Vale também lembrar que, assim como já esclarecemos em uma matéria sobre como a saúde mental afeta a imunidade das crianças, quadros recorrentes de doenças podem ser indícios de ansiedade, já que a fragilidade emocional faz com que o corpo fique mais suscetível às infecções oportunistas.
Atenção aos gatilhos!
Os motivos que levam ao desenvolvimento de uma crise de ansiedade variam e a psicopedagoga Eliana Cipriano, também psicóloga e criadora do programa “Crescer Juntos”, explica que o primeiro deles é a maneira que os cuidadores da criança lidam com situações adversas do dia a dia para que ela se sinta segura.
“Se eu não conseguir ajudá-la a entender tudo aquilo que acontece na vida, regulando as minhas emoções com aquilo que penso, vou deixá-la vulnerável, isto é, ela pode estar insegura o tempo todo”, detalha a especialista.
Já em relação a outros fatores externos, Thalita cita que episódios de bullying na escola, experiências negativas em casa, como separação dos pais, e excesso de estímulos são os principais responsáveis pelas crises de ansiedade. Inclusive, com a pandemia causada pela covid-19, o uso excessivo de telas tem sido um motivo recorrente para o desenvolvimento do transtorno psicológico.
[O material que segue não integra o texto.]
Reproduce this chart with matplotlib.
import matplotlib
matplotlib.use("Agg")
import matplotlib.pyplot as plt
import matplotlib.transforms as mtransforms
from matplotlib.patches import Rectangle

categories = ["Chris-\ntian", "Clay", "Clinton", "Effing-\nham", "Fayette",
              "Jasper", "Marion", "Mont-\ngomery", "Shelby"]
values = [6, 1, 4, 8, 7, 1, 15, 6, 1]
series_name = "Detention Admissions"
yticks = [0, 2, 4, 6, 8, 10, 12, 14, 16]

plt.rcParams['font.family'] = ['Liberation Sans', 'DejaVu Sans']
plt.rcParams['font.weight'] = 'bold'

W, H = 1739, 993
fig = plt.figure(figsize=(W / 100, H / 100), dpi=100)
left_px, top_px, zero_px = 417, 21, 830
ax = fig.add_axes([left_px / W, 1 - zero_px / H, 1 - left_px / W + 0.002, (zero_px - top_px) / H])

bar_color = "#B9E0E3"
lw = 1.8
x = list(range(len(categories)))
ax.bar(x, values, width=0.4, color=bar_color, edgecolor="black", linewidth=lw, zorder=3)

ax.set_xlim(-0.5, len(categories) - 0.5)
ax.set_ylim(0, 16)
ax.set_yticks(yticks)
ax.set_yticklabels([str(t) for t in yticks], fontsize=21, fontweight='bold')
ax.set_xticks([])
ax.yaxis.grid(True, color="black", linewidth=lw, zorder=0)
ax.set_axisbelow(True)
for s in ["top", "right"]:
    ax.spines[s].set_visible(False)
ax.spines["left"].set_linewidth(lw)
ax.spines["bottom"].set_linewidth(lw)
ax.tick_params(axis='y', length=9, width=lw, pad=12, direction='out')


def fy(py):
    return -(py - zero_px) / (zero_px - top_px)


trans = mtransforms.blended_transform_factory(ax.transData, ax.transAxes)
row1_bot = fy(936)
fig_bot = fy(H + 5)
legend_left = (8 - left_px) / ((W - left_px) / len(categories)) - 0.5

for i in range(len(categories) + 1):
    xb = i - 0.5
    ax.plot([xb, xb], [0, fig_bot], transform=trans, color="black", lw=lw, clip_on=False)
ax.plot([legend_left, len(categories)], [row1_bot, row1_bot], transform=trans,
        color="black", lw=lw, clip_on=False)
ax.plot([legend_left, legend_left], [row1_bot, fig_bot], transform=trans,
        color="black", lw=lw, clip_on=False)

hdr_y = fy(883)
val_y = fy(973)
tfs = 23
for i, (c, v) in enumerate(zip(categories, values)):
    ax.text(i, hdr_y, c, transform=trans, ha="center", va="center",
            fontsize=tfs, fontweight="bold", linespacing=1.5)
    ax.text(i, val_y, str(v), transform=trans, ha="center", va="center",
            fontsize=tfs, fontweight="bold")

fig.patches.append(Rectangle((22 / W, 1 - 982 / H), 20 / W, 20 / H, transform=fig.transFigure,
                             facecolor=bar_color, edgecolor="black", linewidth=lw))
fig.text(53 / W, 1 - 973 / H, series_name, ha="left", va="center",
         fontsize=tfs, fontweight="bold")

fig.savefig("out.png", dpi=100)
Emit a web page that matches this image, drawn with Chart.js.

“Algumas crianças estão desenvolvendo ansiedade porque ficam muito tempo na frente do computador ou do vídeogame, o que faz com que se tenha um excesso de estímulo que elas não dão conta e acabam tendo crises de ansiedade como uma saída para aquele estresse”, explica a especialista.
Acolhimento em primeiro lugar
Ao dimensionar os sintomas dos episódios de ansiedade e o que está causando-os, é importante que os pais acolham os filhos para diminuir ao máximo o sofrimento emocional dos pequenos. O primeiro passo, segundo Daniela, é observar se a criança está tendo uma crise em um lugar seguro. Caso contrário, é importante retirá-la do local e levá-la a um ambiente confortável.
Esse processo inclui também retirar do entorno da família qualquer brinquedo ou outro utensílio que a criança possa vir a usar para se machucar ou acabar reagindo de forma agressiva com os próprios pais. Já para acalmá-la em relação ao choro, lembre-se que não há um manual de instruções e cada filho demandará de um acalanto único que os seus cuidadores são capazes de oferecer – podem ser palavras, abraços e até mesmo tentar desviar a atenção do pequeno para algo que o agrade.
Depois do pico da crise, Thalita também orienta os pais a continuarem próximos dos filhos para respaldá-los após o processo estressante que é ter um episódio de ansiedade e, quem sabe, partir para um diálogo explicando que eles entendem os sentimentos da criança e, mais do que isso, que essas sensações são válidas.
A repetição dos episódios também pede acompanhamento psicológico para auxílio da família. Com ajuda profissional, os responsáveis tendem a aprender os melhores recursos para intervirem de forma positiva durante a crise de ansiedade da criança e ela passa a ter um ambiente seguro para aprender a lidar com o turbilhão de emoções que está sentindo.